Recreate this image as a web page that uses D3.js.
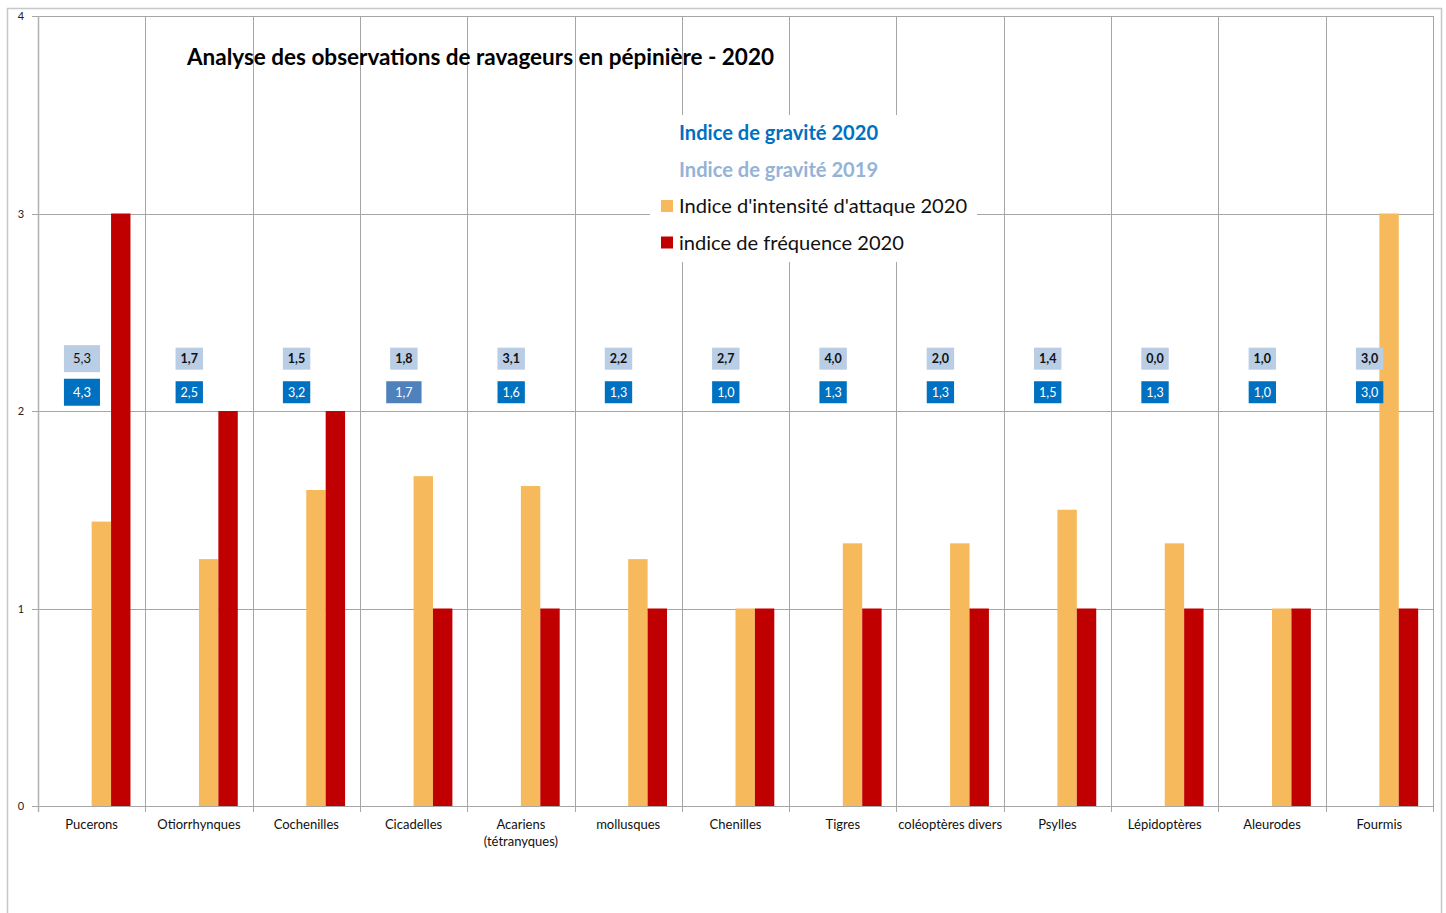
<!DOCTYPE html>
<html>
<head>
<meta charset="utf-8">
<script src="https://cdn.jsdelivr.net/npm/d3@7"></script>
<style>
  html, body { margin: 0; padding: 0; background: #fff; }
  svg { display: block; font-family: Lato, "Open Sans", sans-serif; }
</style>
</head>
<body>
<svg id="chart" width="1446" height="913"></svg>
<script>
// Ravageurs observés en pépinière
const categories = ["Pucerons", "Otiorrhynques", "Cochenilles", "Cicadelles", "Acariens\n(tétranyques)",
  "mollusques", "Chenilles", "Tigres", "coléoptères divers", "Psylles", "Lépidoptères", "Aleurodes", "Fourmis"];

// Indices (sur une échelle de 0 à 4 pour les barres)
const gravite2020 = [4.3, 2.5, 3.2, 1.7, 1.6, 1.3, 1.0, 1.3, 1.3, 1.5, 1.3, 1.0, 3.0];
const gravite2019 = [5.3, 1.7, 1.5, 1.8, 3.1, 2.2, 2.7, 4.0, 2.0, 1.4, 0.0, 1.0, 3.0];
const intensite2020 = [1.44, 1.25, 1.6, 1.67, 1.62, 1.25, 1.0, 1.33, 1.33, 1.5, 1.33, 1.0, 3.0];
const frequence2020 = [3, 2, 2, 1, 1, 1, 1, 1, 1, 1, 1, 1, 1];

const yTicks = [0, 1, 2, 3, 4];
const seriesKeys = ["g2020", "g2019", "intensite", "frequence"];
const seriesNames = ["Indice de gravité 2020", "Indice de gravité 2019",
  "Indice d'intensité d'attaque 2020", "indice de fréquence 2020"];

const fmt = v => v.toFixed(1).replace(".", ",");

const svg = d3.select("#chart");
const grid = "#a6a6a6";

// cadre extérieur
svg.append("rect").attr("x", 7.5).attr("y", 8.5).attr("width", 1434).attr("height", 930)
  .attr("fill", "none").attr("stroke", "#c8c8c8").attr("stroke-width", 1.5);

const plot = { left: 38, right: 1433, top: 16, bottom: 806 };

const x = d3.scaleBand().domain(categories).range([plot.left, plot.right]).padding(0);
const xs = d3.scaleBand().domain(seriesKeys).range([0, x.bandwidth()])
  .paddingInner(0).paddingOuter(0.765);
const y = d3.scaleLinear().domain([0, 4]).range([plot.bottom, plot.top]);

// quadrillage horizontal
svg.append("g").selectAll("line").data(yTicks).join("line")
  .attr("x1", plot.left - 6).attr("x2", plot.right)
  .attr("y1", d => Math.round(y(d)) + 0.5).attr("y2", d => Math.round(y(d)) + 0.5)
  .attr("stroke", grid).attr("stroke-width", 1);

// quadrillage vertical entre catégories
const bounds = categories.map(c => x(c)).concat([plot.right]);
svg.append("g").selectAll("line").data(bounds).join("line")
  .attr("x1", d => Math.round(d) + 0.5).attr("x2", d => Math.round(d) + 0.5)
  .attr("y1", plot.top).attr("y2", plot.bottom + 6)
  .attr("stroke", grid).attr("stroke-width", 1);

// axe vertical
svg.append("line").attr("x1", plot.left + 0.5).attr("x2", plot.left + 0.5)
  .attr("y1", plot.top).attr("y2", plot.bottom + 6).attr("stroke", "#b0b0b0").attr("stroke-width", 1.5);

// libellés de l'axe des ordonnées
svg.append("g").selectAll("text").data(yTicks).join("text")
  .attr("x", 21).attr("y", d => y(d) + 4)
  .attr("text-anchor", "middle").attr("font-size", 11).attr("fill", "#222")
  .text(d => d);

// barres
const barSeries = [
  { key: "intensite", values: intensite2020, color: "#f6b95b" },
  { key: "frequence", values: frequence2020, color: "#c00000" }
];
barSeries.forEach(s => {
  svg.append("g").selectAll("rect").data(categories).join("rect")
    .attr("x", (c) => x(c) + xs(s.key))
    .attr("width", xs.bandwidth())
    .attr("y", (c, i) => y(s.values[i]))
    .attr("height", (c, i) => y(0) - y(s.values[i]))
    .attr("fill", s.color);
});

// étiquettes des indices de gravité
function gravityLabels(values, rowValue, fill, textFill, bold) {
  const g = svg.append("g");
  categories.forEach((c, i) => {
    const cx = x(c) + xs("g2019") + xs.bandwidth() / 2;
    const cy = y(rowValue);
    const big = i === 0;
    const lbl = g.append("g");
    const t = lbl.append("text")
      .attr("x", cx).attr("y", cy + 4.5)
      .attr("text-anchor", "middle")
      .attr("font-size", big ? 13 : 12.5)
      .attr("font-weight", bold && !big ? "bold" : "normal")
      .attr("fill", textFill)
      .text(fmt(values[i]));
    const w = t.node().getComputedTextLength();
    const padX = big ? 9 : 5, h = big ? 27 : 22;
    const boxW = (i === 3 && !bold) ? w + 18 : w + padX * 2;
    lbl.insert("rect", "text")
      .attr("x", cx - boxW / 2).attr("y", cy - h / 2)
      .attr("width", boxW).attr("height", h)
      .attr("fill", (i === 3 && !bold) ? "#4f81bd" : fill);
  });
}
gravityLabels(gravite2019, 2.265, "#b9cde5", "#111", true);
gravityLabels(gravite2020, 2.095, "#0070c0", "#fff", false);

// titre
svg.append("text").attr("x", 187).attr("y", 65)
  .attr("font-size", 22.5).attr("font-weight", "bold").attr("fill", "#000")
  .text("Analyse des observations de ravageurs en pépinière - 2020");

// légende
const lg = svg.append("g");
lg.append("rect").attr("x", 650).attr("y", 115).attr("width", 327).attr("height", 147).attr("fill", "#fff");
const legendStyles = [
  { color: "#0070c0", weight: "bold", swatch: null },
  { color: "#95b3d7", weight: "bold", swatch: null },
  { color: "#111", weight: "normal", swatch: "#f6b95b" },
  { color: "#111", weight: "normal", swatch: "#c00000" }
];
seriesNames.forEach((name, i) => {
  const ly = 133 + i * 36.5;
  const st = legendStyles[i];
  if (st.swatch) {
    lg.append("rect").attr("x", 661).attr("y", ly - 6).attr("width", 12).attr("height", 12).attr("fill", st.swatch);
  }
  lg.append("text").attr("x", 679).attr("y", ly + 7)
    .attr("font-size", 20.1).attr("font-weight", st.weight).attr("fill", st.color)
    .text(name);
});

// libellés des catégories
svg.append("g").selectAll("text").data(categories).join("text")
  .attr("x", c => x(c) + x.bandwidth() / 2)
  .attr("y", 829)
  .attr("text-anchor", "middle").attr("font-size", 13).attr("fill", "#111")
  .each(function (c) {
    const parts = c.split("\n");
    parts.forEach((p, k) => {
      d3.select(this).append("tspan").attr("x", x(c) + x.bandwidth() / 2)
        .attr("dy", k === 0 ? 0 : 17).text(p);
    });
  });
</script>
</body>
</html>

• **The task**: Leave the images out and output the remaining material exactly as it stands.

• **Written solution**:
Recreate this image as a web page that uses D3.js.
<!DOCTYPE html>
<html>
<head>
<meta charset="utf-8">
<script src="https://cdn.jsdelivr.net/npm/d3@7"></script>
<style>
  html, body { margin: 0; padding: 0; background: #fff; }
  svg { display: block; font-family: Lato, "Open Sans", sans-serif; }
</style>
</head>
<body>
<svg id="chart" width="1446" height="913"></svg>
<script>
// Ravageurs observés en pépinière
const categories = ["Pucerons", "Otiorrhynques", "Cochenilles", "Cicadelles", "Acariens\n(tétranyques)",
  "mollusques", "Chenilles", "Tigres", "coléoptères divers", "Psylles", "Lépidoptères", "Aleurodes", "Fourmis"];

// Indices (sur une échelle de 0 à 4 pour les barres)
const gravite2020 = [4.3, 2.5, 3.2, 1.7, 1.6, 1.3, 1.0, 1.3, 1.3, 1.5, 1.3, 1.0, 3.0];
const gravite2019 = [5.3, 1.7, 1.5, 1.8, 3.1, 2.2, 2.7, 4.0, 2.0, 1.4, 0.0, 1.0, 3.0];
const intensite2020 = [1.44, 1.25, 1.6, 1.67, 1.62, 1.25, 1.0, 1.33, 1.33, 1.5, 1.33, 1.0, 3.0];
const frequence2020 = [3, 2, 2, 1, 1, 1, 1, 1, 1, 1, 1, 1, 1];

const yTicks = [0, 1, 2, 3, 4];
const seriesKeys = ["g2020", "g2019", "intensite", "frequence"];
const seriesNames = ["Indice de gravité 2020", "Indice de gravité 2019",
  "Indice d'intensité d'attaque 2020", "indice de fréquence 2020"];

const fmt = v => v.toFixed(1).replace(".", ",");

const svg = d3.select("#chart");
const grid = "#a6a6a6";

// cadre extérieur
svg.append("rect").attr("x", 7.5).attr("y", 8.5).attr("width", 1434).attr("height", 930)
  .attr("fill", "none").attr("stroke", "#c8c8c8").attr("stroke-width", 1.5);

const plot = { left: 38, right: 1433, top: 16, bottom: 806 };

const x = d3.scaleBand().domain(categories).range([plot.left, plot.right]).padding(0);
const xs = d3.scaleBand().domain(seriesKeys).range([0, x.bandwidth()])
  .paddingInner(0).paddingOuter(0.765);
const y = d3.scaleLinear().domain([0, 4]).range([plot.bottom, plot.top]);

// quadrillage horizontal
svg.append("g").selectAll("line").data(yTicks).join("line")
  .attr("x1", plot.left - 6).attr("x2", plot.right)
  .attr("y1", d => Math.round(y(d)) + 0.5).attr("y2", d => Math.round(y(d)) + 0.5)
  .attr("stroke", grid).attr("stroke-width", 1);

// quadrillage vertical entre catégories
const bounds = categories.map(c => x(c)).concat([plot.right]);
svg.append("g").selectAll("line").data(bounds).join("line")
  .attr("x1", d => Math.round(d) + 0.5).attr("x2", d => Math.round(d) + 0.5)
  .attr("y1", plot.top).attr("y2", plot.bottom + 6)
  .attr("stroke", grid).attr("stroke-width", 1);

// axe vertical
svg.append("line").attr("x1", plot.left + 0.5).attr("x2", plot.left + 0.5)
  .attr("y1", plot.top).attr("y2", plot.bottom + 6).attr("stroke", "#b0b0b0").attr("stroke-width", 1.5);

// libellés de l'axe des ordonnées
svg.append("g").selectAll("text").data(yTicks).join("text")
  .attr("x", 21).attr("y", d => y(d) + 4)
  .attr("text-anchor", "middle").attr("font-size", 11).attr("fill", "#222")
  .text(d => d);

// barres
const barSeries = [
  { key: "intensite", values: intensite2020, color: "#f6b95b" },
  { key: "frequence", values: frequence2020, color: "#c00000" }
];
barSeries.forEach(s => {
  svg.append("g").selectAll("rect").data(categories).join("rect")
    .attr("x", (c) => x(c) + xs(s.key))
    .attr("width", xs.bandwidth())
    .attr("y", (c, i) => y(s.values[i]))
    .attr("height", (c, i) => y(0) - y(s.values[i]))
    .attr("fill", s.color);
});

// étiquettes des indices de gravité
function gravityLabels(values, rowValue, fill, textFill, bold) {
  const g = svg.append("g");
  categories.forEach((c, i) => {
    const cx = x(c) + xs("g2019") + xs.bandwidth() / 2;
    const cy = y(rowValue);
    const big = i === 0;
    const lbl = g.append("g");
    const t = lbl.append("text")
      .attr("x", cx).attr("y", cy + 4.5)
      .attr("text-anchor", "middle")
      .attr("font-size", big ? 13 : 12.5)
      .attr("font-weight", bold && !big ? "bold" : "normal")
      .attr("fill", textFill)
      .text(fmt(values[i]));
    const w = t.node().getComputedTextLength();
    const padX = big ? 9 : 5, h = big ? 27 : 22;
    const boxW = (i === 3 && !bold) ? w + 18 : w + padX * 2;
    lbl.insert("rect", "text")
      .attr("x", cx - boxW / 2).attr("y", cy - h / 2)
      .attr("width", boxW).attr("height", h)
      .attr("fill", (i === 3 && !bold) ? "#4f81bd" : fill);
  });
}
gravityLabels(gravite2019, 2.265, "#b9cde5", "#111", true);
gravityLabels(gravite2020, 2.095, "#0070c0", "#fff", false);

// titre
svg.append("text").attr("x", 187).attr("y", 65)
  .attr("font-size", 22.5).attr("font-weight", "bold").attr("fill", "#000")
  .text("Analyse des observations de ravageurs en pépinière - 2020");

// légende
const lg = svg.append("g");
lg.append("rect").attr("x", 650).attr("y", 115).attr("width", 327).attr("height", 147).attr("fill", "#fff");
const legendStyles = [
  { color: "#0070c0", weight: "bold", swatch: null },
  { color: "#95b3d7", weight: "bold", swatch: null },
  { color: "#111", weight: "normal", swatch: "#f6b95b" },
  { color: "#111", weight: "normal", swatch: "#c00000" }
];
seriesNames.forEach((name, i) => {
  const ly = 133 + i * 36.5;
  const st = legendStyles[i];
  if (st.swatch) {
    lg.append("rect").attr("x", 661).attr("y", ly - 6).attr("width", 12).attr("height", 12).attr("fill", st.swatch);
  }
  lg.append("text").attr("x", 679).attr("y", ly + 7)
    .attr("font-size", 20.1).attr("font-weight", st.weight).attr("fill", st.color)
    .text(name);
});

// libellés des catégories
svg.append("g").selectAll("text").data(categories).join("text")
  .attr("x", c => x(c) + x.bandwidth() / 2)
  .attr("y", 829)
  .attr("text-anchor", "middle").attr("font-size", 13).attr("fill", "#111")
  .each(function (c) {
    const parts = c.split("\n");
    parts.forEach((p, k) => {
      d3.select(this).append("tspan").attr("x", x(c) + x.bandwidth() / 2)
        .attr("dy", k === 0 ? 0 : 17).text(p);
    });
  });
</script>
</body>
</html>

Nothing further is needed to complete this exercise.